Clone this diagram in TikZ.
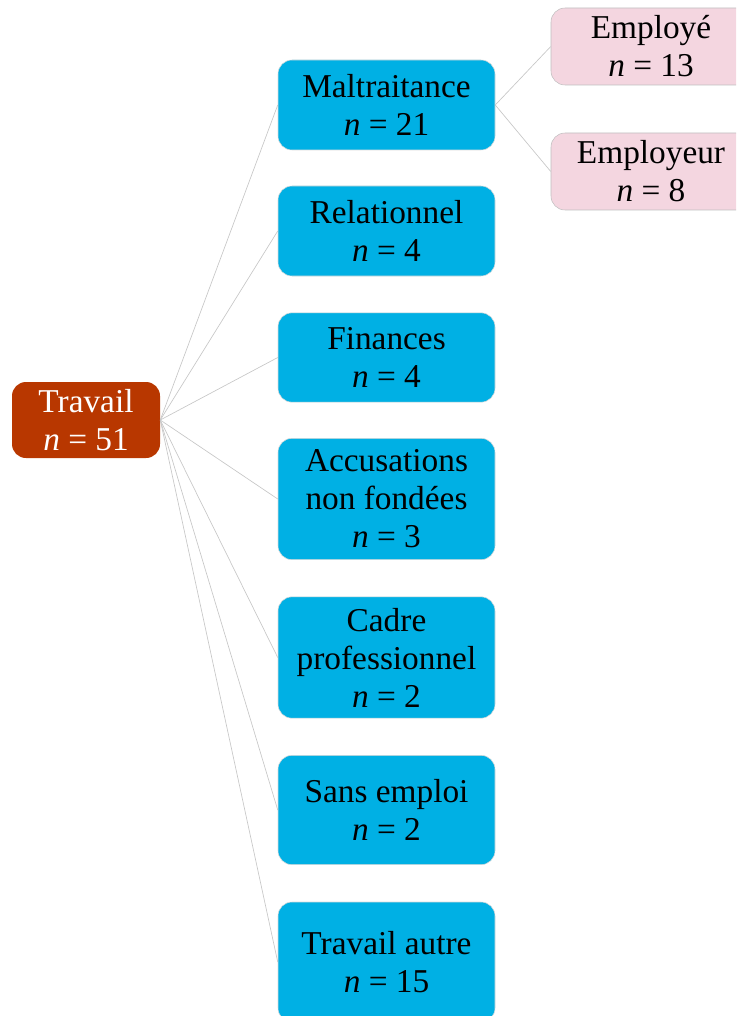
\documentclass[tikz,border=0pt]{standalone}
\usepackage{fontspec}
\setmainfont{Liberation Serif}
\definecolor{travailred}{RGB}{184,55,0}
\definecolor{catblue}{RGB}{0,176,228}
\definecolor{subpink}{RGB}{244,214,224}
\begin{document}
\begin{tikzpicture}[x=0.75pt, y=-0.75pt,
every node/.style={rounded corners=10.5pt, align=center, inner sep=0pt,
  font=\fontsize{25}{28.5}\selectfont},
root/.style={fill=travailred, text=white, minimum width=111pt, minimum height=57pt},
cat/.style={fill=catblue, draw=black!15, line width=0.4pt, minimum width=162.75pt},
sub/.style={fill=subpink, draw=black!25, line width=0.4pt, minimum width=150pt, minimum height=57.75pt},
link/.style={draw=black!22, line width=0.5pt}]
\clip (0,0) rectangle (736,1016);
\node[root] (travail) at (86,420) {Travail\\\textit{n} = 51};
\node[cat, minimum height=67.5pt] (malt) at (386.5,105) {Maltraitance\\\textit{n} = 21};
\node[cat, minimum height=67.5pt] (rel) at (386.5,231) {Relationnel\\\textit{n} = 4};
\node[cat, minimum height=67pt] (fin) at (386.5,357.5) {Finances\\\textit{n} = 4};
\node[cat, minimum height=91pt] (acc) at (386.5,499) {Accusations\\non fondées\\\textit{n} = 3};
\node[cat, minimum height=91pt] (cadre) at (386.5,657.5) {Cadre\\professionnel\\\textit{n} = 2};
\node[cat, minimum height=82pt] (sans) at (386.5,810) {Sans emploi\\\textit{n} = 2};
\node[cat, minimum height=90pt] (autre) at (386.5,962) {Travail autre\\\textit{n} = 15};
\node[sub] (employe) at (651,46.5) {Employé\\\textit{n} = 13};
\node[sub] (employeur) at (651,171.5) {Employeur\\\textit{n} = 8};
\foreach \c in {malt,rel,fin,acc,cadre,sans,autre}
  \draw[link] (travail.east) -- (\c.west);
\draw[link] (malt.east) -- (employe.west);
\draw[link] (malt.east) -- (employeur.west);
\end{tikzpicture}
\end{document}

EXERCISE GOAL:
Skip the pictures, then retype every line above exactly.

REPLY:
Clone this diagram in TikZ.
\documentclass[tikz,border=0pt]{standalone}
\usepackage{fontspec}
\setmainfont{Liberation Serif}
\definecolor{travailred}{RGB}{184,55,0}
\definecolor{catblue}{RGB}{0,176,228}
\definecolor{subpink}{RGB}{244,214,224}
\begin{document}
\begin{tikzpicture}[x=0.75pt, y=-0.75pt,
every node/.style={rounded corners=10.5pt, align=center, inner sep=0pt,
  font=\fontsize{25}{28.5}\selectfont},
root/.style={fill=travailred, text=white, minimum width=111pt, minimum height=57pt},
cat/.style={fill=catblue, draw=black!15, line width=0.4pt, minimum width=162.75pt},
sub/.style={fill=subpink, draw=black!25, line width=0.4pt, minimum width=150pt, minimum height=57.75pt},
link/.style={draw=black!22, line width=0.5pt}]
\clip (0,0) rectangle (736,1016);
\node[root] (travail) at (86,420) {Travail\\\textit{n} = 51};
\node[cat, minimum height=67.5pt] (malt) at (386.5,105) {Maltraitance\\\textit{n} = 21};
\node[cat, minimum height=67.5pt] (rel) at (386.5,231) {Relationnel\\\textit{n} = 4};
\node[cat, minimum height=67pt] (fin) at (386.5,357.5) {Finances\\\textit{n} = 4};
\node[cat, minimum height=91pt] (acc) at (386.5,499) {Accusations\\non fondées\\\textit{n} = 3};
\node[cat, minimum height=91pt] (cadre) at (386.5,657.5) {Cadre\\professionnel\\\textit{n} = 2};
\node[cat, minimum height=82pt] (sans) at (386.5,810) {Sans emploi\\\textit{n} = 2};
\node[cat, minimum height=90pt] (autre) at (386.5,962) {Travail autre\\\textit{n} = 15};
\node[sub] (employe) at (651,46.5) {Employé\\\textit{n} = 13};
\node[sub] (employeur) at (651,171.5) {Employeur\\\textit{n} = 8};
\foreach \c in {malt,rel,fin,acc,cadre,sans,autre}
  \draw[link] (travail.east) -- (\c.west);
\draw[link] (malt.east) -- (employe.west);
\draw[link] (malt.east) -- (employeur.west);
\end{tikzpicture}
\end{document}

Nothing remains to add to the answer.